▸ DESCRIPTION OF THE TASK
Write out every line of the material as it stands, apart from the pictures.

** start of INFORMATION PROVIDED **

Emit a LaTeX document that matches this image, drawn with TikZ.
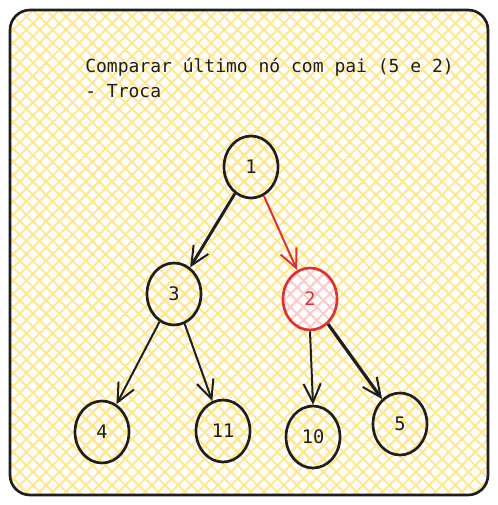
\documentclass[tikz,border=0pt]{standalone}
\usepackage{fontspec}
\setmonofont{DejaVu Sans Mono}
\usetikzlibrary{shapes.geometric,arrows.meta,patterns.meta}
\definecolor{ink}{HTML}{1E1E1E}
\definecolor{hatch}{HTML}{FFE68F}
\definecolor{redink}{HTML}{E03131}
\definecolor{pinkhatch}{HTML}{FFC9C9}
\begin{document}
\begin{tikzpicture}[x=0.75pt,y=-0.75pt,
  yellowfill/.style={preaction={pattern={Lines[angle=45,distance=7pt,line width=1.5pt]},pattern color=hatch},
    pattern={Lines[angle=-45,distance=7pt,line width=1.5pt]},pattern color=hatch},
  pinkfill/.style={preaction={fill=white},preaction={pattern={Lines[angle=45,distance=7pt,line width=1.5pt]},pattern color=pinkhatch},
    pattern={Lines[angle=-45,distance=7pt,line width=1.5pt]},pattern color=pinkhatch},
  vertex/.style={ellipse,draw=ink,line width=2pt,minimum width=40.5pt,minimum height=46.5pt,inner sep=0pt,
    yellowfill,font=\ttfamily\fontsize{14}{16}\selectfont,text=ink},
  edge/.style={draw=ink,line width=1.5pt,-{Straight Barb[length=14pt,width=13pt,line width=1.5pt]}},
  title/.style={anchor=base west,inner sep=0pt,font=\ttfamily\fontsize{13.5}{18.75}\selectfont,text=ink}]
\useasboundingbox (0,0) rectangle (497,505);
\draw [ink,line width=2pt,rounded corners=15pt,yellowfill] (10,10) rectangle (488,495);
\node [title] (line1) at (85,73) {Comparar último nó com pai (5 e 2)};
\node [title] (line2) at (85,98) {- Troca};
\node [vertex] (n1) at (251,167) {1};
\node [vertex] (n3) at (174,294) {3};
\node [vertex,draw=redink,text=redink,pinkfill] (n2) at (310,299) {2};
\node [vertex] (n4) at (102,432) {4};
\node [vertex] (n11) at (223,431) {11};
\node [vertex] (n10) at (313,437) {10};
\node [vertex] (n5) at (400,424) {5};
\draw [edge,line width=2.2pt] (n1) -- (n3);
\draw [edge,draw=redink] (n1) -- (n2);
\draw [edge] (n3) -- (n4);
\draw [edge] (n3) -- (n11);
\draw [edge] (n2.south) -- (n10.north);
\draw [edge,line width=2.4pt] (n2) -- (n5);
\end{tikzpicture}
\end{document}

** end of INFORMATION PROVIDED **

▸ THE SOLUTION
Emit a LaTeX document that matches this image, drawn with TikZ.
\documentclass[tikz,border=0pt]{standalone}
\usepackage{fontspec}
\setmonofont{DejaVu Sans Mono}
\usetikzlibrary{shapes.geometric,arrows.meta,patterns.meta}
\definecolor{ink}{HTML}{1E1E1E}
\definecolor{hatch}{HTML}{FFE68F}
\definecolor{redink}{HTML}{E03131}
\definecolor{pinkhatch}{HTML}{FFC9C9}
\begin{document}
\begin{tikzpicture}[x=0.75pt,y=-0.75pt,
  yellowfill/.style={preaction={pattern={Lines[angle=45,distance=7pt,line width=1.5pt]},pattern color=hatch},
    pattern={Lines[angle=-45,distance=7pt,line width=1.5pt]},pattern color=hatch},
  pinkfill/.style={preaction={fill=white},preaction={pattern={Lines[angle=45,distance=7pt,line width=1.5pt]},pattern color=pinkhatch},
    pattern={Lines[angle=-45,distance=7pt,line width=1.5pt]},pattern color=pinkhatch},
  vertex/.style={ellipse,draw=ink,line width=2pt,minimum width=40.5pt,minimum height=46.5pt,inner sep=0pt,
    yellowfill,font=\ttfamily\fontsize{14}{16}\selectfont,text=ink},
  edge/.style={draw=ink,line width=1.5pt,-{Straight Barb[length=14pt,width=13pt,line width=1.5pt]}},
  title/.style={anchor=base west,inner sep=0pt,font=\ttfamily\fontsize{13.5}{18.75}\selectfont,text=ink}]
\useasboundingbox (0,0) rectangle (497,505);
\draw [ink,line width=2pt,rounded corners=15pt,yellowfill] (10,10) rectangle (488,495);
\node [title] (line1) at (85,73) {Comparar último nó com pai (5 e 2)};
\node [title] (line2) at (85,98) {- Troca};
\node [vertex] (n1) at (251,167) {1};
\node [vertex] (n3) at (174,294) {3};
\node [vertex,draw=redink,text=redink,pinkfill] (n2) at (310,299) {2};
\node [vertex] (n4) at (102,432) {4};
\node [vertex] (n11) at (223,431) {11};
\node [vertex] (n10) at (313,437) {10};
\node [vertex] (n5) at (400,424) {5};
\draw [edge,line width=2.2pt] (n1) -- (n3);
\draw [edge,draw=redink] (n1) -- (n2);
\draw [edge] (n3) -- (n4);
\draw [edge] (n3) -- (n11);
\draw [edge] (n2.south) -- (n10.north);
\draw [edge,line width=2.4pt] (n2) -- (n5);
\end{tikzpicture}
\end{document}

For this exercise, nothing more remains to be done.